What the task requires: Extract every line where the string "image" appears.

Records for processing:

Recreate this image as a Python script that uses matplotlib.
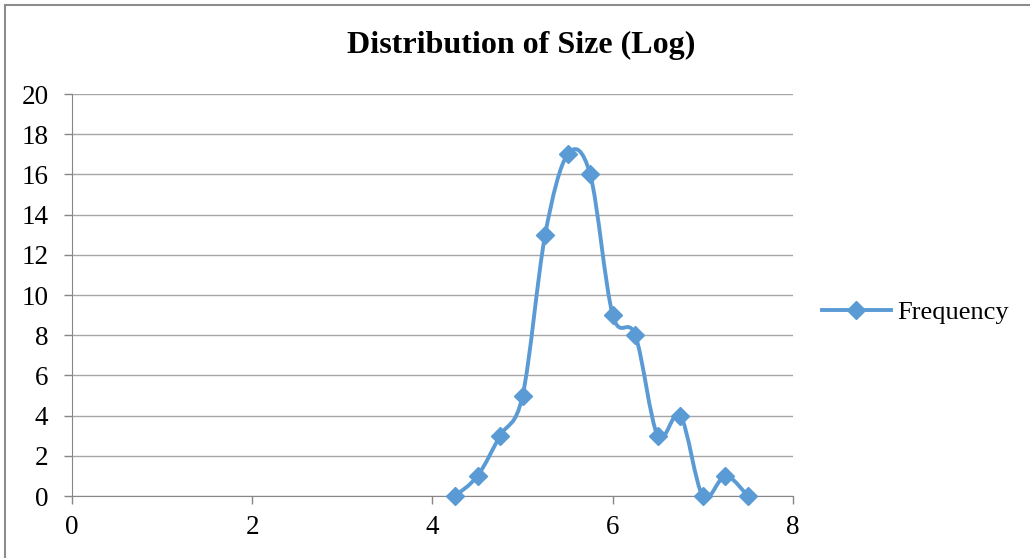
import matplotlib.pyplot as plt
import numpy as np
from matplotlib.path import Path
from matplotlib.patches import PathPatch, Rectangle
from matplotlib.lines import Line2D

plt.rcParams['font.family'] = ['Liberation Serif', 'DejaVu Serif']

size_log = [4.25, 4.5, 4.75, 5.0, 5.25, 5.5, 5.75, 6.0, 6.25, 6.5, 6.75, 7.0, 7.25, 7.5]
frequency = [0, 1, 3, 5, 13, 17, 16, 9, 8, 3, 4, 0, 1, 0]
xticks = [0, 2, 4, 6, 8]
yticks = list(range(0, 21, 2))

blue = '#5B9BD5'

fig = plt.figure(figsize=(10.3, 5.58), dpi=100)
# chart area border (right/bottom edges fall outside the image)
fig.patches.append(Rectangle((5 / 1030, -0.05), 1.1, (558 - 4.5) / 558 + 0.05,
                             transform=fig.transFigure, fill=False,
                             edgecolor='#8c8c8c', linewidth=1.5))
ax = fig.add_axes([0.0699, 0.1111, 0.700, 0.7204])

# smoothed line (Excel-like bezier through the points)
pts = np.column_stack([size_log, frequency])
verts = [pts[0]]
codes = [Path.MOVETO]
n = len(pts)
for i in range(n - 1):
    p0 = pts[i - 1] if i > 0 else pts[i]
    p1 = pts[i]
    p2 = pts[i + 1]
    p3 = pts[i + 2] if i + 2 < n else pts[i + 1]
    c1 = p1 + (p2 - p0) / 6
    c2 = p2 - (p3 - p1) / 6
    verts += [c1, c2, p2]
    codes += [Path.CURVE4] * 3
ax.add_patch(PathPatch(Path(verts, codes), fill=False, edgecolor=blue, linewidth=2.8,
                       zorder=3, capstyle='round', joinstyle='round'))
ax.plot(size_log, frequency, linestyle='none', marker='D', markersize=9,
        color=blue, zorder=4, clip_on=False)

ax.set_xlim(0, 8)
ax.set_ylim(0, 20)
ax.set_xticks(xticks)
ax.set_yticks(yticks)
ax.tick_params(labelsize=19.5, length=6, width=1, color='#868686')
ax.tick_params(axis='y', pad=11)
ax.tick_params(axis='x', pad=8)
ax.grid(axis='y', color='#a6a6a6', linewidth=1)
ax.set_axisbelow(True)
for s in ['top', 'right']:
    ax.spines[s].set_visible(False)
for s in ['left', 'bottom']:
    ax.spines[s].set_color('#868686')

fig.text(0.506, 0.919, 'Distribution of Size (Log)', fontsize=23, fontweight='bold',
         ha='center', va='center')

handle = Line2D([], [], color=blue, linewidth=2.8, marker='D', markersize=9)
fig.legend([handle], ['Frequency'], loc='center left', bbox_to_anchor=(0.775, 0.44),
           frameon=False, fontsize=19, handlelength=2.6, handletextpad=0.25)

fig.savefig('out.png', dpi=100)
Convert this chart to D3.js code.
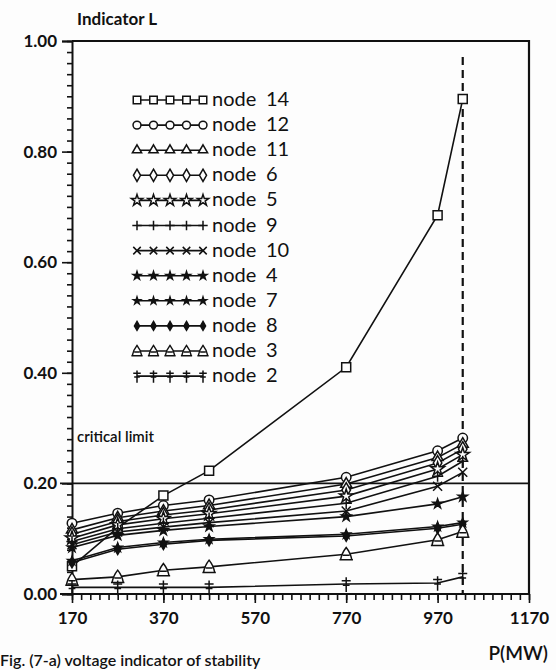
<!DOCTYPE html>
<html><head><meta charset="utf-8">
<script src="https://cdn.jsdelivr.net/npm/d3@7"></script>
<style>body{margin:0;background:#fdfdfd;} svg{display:block;}</style>
</head><body>
<script>
// ---- data ----
const powerMW = [170, 270, 370, 470, 770, 970, 1025];
const node14 = [0.050, 0.120, 0.178, 0.223, 0.410, 0.685, 0.895];
const node12 = [0.128, 0.146, 0.160, 0.170, 0.211, 0.259, 0.282];
const node11 = [0.116, 0.138, 0.150, 0.160, 0.199, 0.247, 0.271];
const node6  = [0.108, 0.131, 0.143, 0.152, 0.188, 0.237, 0.262];
const node5  = [0.101, 0.125, 0.136, 0.145, 0.177, 0.226, 0.252];
const node9  = [0.095, 0.118, 0.128, 0.137, 0.164, 0.213, 0.240];
const node10 = [0.089, 0.112, 0.121, 0.129, 0.150, 0.195, 0.220];
const node4  = [0.084, 0.106, 0.115, 0.122, 0.140, 0.163, 0.176];
const node7  = [0.060, 0.084, 0.093, 0.099, 0.108, 0.122, 0.129];
const node8  = [0.057, 0.081, 0.090, 0.097, 0.105, 0.119, 0.126];
const node3  = [0.026, 0.031, 0.043, 0.049, 0.072, 0.098, 0.113];
const node2  = [0.012, 0.012, 0.012, 0.012, 0.018, 0.020, 0.031];
const seriesNames = ["node 14","node 12","node 11","node 6","node 5","node 9","node 10","node 4","node 7","node 8","node 3","node 2"];
const seriesValues = [node14,node12,node11,node6,node5,node9,node10,node4,node7,node8,node3,node2];
const seriesMarkers = ["square","circle","triangle","diamond","star","plus","cross","fstar","fstar2","fdiamond","bell","tee"];
const xTickValues = [170, 370, 570, 770, 970, 1170];
const yTickValues = [0, 0.2, 0.4, 0.6, 0.8, 1.0];
const criticalLimit = 0.2;
const limitPower = 1025;

// ---- chart ----
const W = 556, H = 670;
const svg = d3.select("body").append("svg").attr("width", W).attr("height", H)
  .style("font-family", "Lato, 'Open Sans', sans-serif");
svg.append("rect").attr("width", W).attr("height", H).attr("fill", "#fdfdfd");

const x = d3.scaleLinear().domain([170, 1170]).range([72, 529]);
const y = d3.scaleLinear().domain([0, 1]).range([594, 41]);

// frame (top & right)
svg.append("path").attr("d", `M${x(170)},${y(1)}H${x(1170)}V${y(0)}`)
  .attr("fill","none").attr("stroke","#111").attr("stroke-width",2.2);

// minor ticks
const yMinor = d3.range(0, 1.0001, 0.02);
svg.append("g").attr("transform", `translate(${x(170)},0)`)
  .call(d3.axisLeft(y).tickValues(yMinor).tickSize(5).tickFormat(""))
  .call(g => g.select(".domain").remove());
const xMinor = d3.range(170, 1170.01, 20);
svg.append("g").attr("transform", `translate(0,${y(0)})`)
  .call(d3.axisBottom(x).tickValues(xMinor).tickSize(6).tickFormat(""))
  .call(g => g.select(".domain").remove());

// major axes
const yAxis = svg.append("g").attr("transform", `translate(${x(170)},0)`)
  .call(d3.axisLeft(y).tickValues(yTickValues).tickSize(10).tickPadding(5).tickFormat(d3.format(".2f")));
const xAxis = svg.append("g").attr("transform", `translate(0,${y(0)})`)
  .call(d3.axisBottom(x).tickValues(xTickValues).tickSize(9).tickPadding(9).tickFormat(d3.format("d")));
[yAxis, xAxis].forEach(a => {
  a.selectAll("line,path").attr("stroke", "#111").attr("stroke-width", 2);
  a.selectAll("text").attr("fill","#111").style("font-size","17px").style("font-weight","700")
    .style("font-family","Lato, sans-serif");
});
svg.selectAll(".tick line").attr("stroke","#111").attr("stroke-width",1.6);
xAxis.select(".domain").attr("d", `M${x(170)-12},0H${x(1170)}`);

// critical limit line
svg.append("line").attr("x1", x(170)-12).attr("x2", x(1170))
  .attr("y1", y(criticalLimit)).attr("y2", y(criticalLimit))
  .attr("stroke","#111").attr("stroke-width",1.6);
svg.append("text").attr("x", 77).attr("y", 442).text("critical limit")
  .style("font-size","15px").style("font-weight","600").attr("fill","#111");

// dashed vertical at limit power
svg.append("line").attr("x1", x(limitPower)).attr("x2", x(limitPower))
  .attr("y1", 57).attr("y2", y(0))
  .attr("stroke","#111").attr("stroke-width",2.2).attr("stroke-dasharray","8,5");

// titles
svg.append("text").attr("x", 77).attr("y", 25).text("Indicator L")
  .style("font-size","17px").style("font-weight","700").attr("fill","#111");
svg.append("text").attr("x", 548).attr("y", 660).attr("text-anchor","end").text("P(MW)")
  .style("font-size","19px").style("font-weight","600").attr("fill","#111");
svg.append("text").attr("x", 0).attr("y", 666).text("Fig. (7-a) voltage indicator of stability")
  .style("font-size","16px").style("font-weight","600").attr("fill","#111");

// marker factory
function markerPath(type, s) {
  const k = s / 8;
  switch (type) {
    case "square": return d3.symbol(d3.symbolSquare, 64*k*k)();
    case "circle": return d3.symbol(d3.symbolCircle, 56*k*k)();
    case "triangle": return d3.symbol(d3.symbolTriangle, 42*k*k)();
    case "diamond": return d3.symbol(d3.symbolDiamond, 50*k*k)();
    case "star": return d3.symbol(d3.symbolStar, 45*k*k)();
    case "fstar": return d3.symbol(d3.symbolStar, 22*k*k)();
    case "fstar2": return d3.symbol(d3.symbolStar, 18*k*k)();
    case "fdiamond": return d3.symbol(d3.symbolDiamond, 26*k*k)();
    case "plus": return `M${-5*k},0H${5*k}M0,${-5*k}V${5*k}`;
    case "cross": return `M${-4*k},${-4*k}L${4*k},${4*k}M${-4*k},${4*k}L${4*k},${-4*k}`;
    case "bell": return `M${-6*k},${5*k}H${6*k}M${-5*k},${5*k}Q${-4*k},${-1*k} 0,${-6*k}Q${4*k},${-1*k} ${5*k},${5*k}M${-3*k},${1*k}H${3*k}`;
    case "tee": return `M0,${-6*k}V${7*k}M${-4*k},${-3*k}H${4*k}M${-3*k},${1*k}H${3*k}`;
  }
}
const filled = new Set(["fstar","fstar2","fdiamond"]);
const openFill = new Set(["square","circle","triangle","diamond","star","bell"]);
function styleMarker(sel, type) {
  sel.attr("stroke","#111").attr("stroke-width",1.5)
    .attr("fill", filled.has(type) ? "#111" : (openFill.has(type) ? "#fdfdfd" : "none"));
}

// series lines and markers
const line = d3.line().x(d => x(d[0])).y(d => y(d[1]));
seriesValues.forEach((vals, i) => {
  const pts = powerMW.map((p, j) => [p, vals[j]]);
  svg.append("path").attr("d", line(pts)).attr("fill","none")
    .attr("stroke","#111").attr("stroke-width",1.6);
});
seriesValues.forEach((vals, i) => {
  const type = seriesMarkers[i];
  const pts = powerMW.map((p, j) => [p, vals[j]]);
  svg.append("g").selectAll("path").data(pts).join("path")
    .attr("transform", d => `translate(${x(d[0])},${y(d[1])})`)
    .attr("d", markerPath(type, 9))
    .call(styleMarker, type);
});

// legend
const legend = svg.append("g");
seriesNames.forEach((name, i) => {
  const cy = 100 + i * 25.1;
  const type = seriesMarkers[i];
  const g = legend.append("g");
  g.append("line").attr("x1",137).attr("x2",203).attr("y1",cy).attr("y2",cy)
    .attr("stroke","#111").attr("stroke-width",1.6);
  d3.range(5).forEach(k => {
    g.append("path").attr("transform", `translate(${137 + k*16.5},${cy})`)
      .attr("d", markerPath(type, 7.5)).call(styleMarker, type);
  });
  const parts = name.split(" ");
  g.append("text").attr("x", 212).attr("y", cy + 6).text(parts[0])
    .style("font-size","20px").attr("fill","#111");
  g.append("text").attr("x", 266).attr("y", cy + 6).text(parts[1])
    .style("font-size","20px").attr("fill","#111");
});
</script>
</body></html>
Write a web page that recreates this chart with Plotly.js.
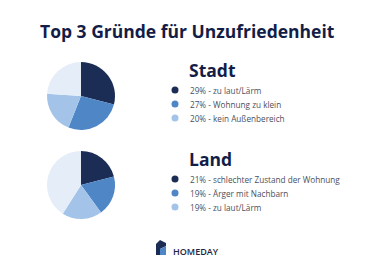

Output for this task:
Recreate this image as a Python script that uses matplotlib.
# chart area border (right/bottom edges fall outside the image)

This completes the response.